Random Read & Write Patterns
Now we’ll see the dependence of the drive’s performance in random read and write modes on the size of the processed data blocks.
We will discuss the results in two ways. For small-size data chunks we will draw graphs showing the dependence of the amount of operations per second on the data chunk size. For large chunks we will compare performance depending on data-transfer rate in megabytes per second. This approach helps us evaluate the disk subsystem’s performance in two typical scenarios: working with small data chunks is typical for databases. The amount of operations per second is more important than sheer speed then. Working with large data blocks is nearly the same as working with small files, and the traditional measurement of speed in megabytes per second becomes more relevant.
Today’s HDDs can effectively cache small data blocks at writing, delivering high performance. The modest read speed is due to the high access time.

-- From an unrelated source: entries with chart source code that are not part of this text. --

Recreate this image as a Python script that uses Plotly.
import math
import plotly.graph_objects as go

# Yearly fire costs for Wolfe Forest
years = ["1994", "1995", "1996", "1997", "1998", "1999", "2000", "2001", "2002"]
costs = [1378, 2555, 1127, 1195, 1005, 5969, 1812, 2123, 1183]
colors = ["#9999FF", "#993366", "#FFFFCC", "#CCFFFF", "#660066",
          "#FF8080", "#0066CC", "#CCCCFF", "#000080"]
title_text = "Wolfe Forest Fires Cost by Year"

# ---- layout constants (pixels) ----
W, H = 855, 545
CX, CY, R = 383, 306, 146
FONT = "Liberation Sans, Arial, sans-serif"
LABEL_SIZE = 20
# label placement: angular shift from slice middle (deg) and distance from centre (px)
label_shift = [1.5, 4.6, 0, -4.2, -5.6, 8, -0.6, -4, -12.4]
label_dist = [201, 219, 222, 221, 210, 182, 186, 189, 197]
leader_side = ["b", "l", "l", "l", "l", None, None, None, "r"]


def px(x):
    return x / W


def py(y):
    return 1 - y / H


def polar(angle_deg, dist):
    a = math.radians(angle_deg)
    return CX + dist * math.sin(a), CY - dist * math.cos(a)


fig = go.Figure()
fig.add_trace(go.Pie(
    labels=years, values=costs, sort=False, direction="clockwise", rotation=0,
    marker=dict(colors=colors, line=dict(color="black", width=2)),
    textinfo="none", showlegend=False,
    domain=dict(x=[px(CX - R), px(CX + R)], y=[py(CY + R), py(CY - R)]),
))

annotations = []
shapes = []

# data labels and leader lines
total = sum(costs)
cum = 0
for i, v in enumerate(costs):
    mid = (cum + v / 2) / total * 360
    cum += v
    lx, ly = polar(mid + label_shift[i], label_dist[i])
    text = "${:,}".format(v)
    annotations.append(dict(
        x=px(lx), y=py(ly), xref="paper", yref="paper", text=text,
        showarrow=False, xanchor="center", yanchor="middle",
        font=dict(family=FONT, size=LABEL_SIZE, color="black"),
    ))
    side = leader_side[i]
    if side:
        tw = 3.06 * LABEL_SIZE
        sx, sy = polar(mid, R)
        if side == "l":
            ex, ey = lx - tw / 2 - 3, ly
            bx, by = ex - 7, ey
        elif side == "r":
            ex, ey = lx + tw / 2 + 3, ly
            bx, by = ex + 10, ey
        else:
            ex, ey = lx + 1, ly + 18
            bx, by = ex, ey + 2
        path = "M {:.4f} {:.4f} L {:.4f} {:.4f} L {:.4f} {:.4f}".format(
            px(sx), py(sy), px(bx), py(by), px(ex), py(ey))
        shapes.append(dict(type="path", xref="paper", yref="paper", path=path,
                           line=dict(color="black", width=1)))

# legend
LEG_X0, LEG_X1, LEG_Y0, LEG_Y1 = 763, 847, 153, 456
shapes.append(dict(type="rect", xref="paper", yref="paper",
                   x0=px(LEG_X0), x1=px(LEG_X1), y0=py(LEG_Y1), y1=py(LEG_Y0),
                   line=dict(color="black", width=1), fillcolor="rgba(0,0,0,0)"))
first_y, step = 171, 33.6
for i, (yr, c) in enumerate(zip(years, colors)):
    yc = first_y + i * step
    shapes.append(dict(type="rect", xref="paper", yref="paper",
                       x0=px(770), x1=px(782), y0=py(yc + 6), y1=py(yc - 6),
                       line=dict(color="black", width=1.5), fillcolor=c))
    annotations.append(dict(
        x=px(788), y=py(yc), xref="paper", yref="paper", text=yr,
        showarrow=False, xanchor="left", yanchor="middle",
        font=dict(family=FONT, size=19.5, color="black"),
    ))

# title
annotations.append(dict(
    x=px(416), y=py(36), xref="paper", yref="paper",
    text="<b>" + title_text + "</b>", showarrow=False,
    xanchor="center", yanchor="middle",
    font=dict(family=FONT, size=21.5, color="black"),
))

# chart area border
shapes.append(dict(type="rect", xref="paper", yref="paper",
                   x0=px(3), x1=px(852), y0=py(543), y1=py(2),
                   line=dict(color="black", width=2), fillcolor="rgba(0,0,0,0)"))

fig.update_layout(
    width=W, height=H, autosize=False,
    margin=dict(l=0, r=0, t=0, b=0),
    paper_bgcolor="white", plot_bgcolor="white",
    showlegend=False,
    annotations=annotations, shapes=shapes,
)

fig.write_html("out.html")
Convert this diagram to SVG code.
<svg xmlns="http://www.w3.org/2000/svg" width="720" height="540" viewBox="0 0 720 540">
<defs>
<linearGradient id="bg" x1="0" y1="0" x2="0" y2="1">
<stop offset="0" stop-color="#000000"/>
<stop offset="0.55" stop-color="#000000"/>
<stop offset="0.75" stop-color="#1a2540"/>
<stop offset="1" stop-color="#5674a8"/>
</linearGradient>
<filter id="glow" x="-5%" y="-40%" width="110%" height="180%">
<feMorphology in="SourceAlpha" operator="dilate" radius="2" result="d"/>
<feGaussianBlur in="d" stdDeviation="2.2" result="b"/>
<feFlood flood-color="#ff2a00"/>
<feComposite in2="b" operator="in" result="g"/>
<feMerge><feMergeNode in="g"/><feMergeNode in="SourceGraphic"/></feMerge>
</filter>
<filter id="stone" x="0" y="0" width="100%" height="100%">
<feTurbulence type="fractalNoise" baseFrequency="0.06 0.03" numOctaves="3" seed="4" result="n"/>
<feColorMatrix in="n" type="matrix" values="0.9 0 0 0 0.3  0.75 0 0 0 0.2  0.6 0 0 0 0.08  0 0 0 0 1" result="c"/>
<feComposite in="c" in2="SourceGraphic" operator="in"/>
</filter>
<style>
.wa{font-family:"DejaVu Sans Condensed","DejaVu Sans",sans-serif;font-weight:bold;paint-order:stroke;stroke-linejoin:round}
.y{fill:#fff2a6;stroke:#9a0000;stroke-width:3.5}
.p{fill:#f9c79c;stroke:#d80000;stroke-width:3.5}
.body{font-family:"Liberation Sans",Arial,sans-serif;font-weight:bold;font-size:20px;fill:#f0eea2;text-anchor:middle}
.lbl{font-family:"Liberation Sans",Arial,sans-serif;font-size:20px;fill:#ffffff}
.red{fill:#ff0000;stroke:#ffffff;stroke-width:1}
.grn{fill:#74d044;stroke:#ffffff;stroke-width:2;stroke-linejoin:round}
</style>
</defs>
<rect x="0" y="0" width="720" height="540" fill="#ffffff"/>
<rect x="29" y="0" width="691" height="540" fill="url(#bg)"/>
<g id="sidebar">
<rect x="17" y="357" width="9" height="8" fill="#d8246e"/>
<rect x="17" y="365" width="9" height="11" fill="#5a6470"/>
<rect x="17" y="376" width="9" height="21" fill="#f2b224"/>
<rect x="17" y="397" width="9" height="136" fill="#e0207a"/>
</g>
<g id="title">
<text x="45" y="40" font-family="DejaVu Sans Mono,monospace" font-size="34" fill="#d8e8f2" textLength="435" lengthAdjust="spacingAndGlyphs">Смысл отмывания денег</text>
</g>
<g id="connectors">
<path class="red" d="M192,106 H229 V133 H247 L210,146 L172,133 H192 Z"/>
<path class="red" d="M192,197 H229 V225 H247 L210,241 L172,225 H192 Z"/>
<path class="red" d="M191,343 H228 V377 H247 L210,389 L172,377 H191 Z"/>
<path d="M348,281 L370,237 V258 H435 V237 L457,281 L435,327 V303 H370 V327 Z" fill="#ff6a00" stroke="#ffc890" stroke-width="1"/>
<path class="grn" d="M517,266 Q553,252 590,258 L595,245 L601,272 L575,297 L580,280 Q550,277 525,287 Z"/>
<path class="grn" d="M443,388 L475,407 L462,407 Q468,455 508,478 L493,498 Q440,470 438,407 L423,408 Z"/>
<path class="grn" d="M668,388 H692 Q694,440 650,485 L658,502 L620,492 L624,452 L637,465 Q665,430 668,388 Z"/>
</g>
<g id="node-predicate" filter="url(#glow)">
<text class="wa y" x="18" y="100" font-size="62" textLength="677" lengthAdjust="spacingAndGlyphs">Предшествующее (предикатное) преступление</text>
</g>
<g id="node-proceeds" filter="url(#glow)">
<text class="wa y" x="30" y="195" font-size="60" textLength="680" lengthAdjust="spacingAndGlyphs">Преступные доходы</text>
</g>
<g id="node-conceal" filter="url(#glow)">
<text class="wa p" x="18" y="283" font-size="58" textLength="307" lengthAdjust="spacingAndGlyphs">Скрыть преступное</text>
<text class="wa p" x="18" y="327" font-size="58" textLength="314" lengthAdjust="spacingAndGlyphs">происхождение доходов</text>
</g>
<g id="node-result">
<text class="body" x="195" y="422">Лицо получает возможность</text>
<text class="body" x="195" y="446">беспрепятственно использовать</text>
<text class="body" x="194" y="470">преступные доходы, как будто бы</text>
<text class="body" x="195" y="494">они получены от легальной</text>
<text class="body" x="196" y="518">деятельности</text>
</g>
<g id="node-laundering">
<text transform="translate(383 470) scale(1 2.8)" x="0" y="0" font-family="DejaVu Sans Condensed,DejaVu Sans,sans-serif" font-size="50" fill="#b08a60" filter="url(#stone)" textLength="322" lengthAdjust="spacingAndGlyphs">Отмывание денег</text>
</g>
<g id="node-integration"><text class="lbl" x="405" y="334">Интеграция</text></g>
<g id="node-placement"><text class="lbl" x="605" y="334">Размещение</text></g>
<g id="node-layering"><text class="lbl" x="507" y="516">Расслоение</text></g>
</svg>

Nothing can save the day if the interface is much slower than the hard disk drive itself. The Solo reaches its top write speed on 512KB data blocks as the USB interface cannot pump through more data. The read speed hits the ceiling at much larger data blocks.
In the Database pattern the drive is processing a stream of requests to read and write 8KB random-address data blocks. The ratio of read to write requests is changing from 0% to 100% with a step of 10% throughout the test while the request queue depth varies from 1 to 256.
You can click this link to view the tabled results for the IOMeter: Database pattern.
The graph is indicative of very low performance. The USB interface is the culprit again. As opposed to eSATA, USB does not support queuing requests on the drive. The queue can only be built in the USB driver. As the result, it is only at long queue depths that there is a noticeable performance growth.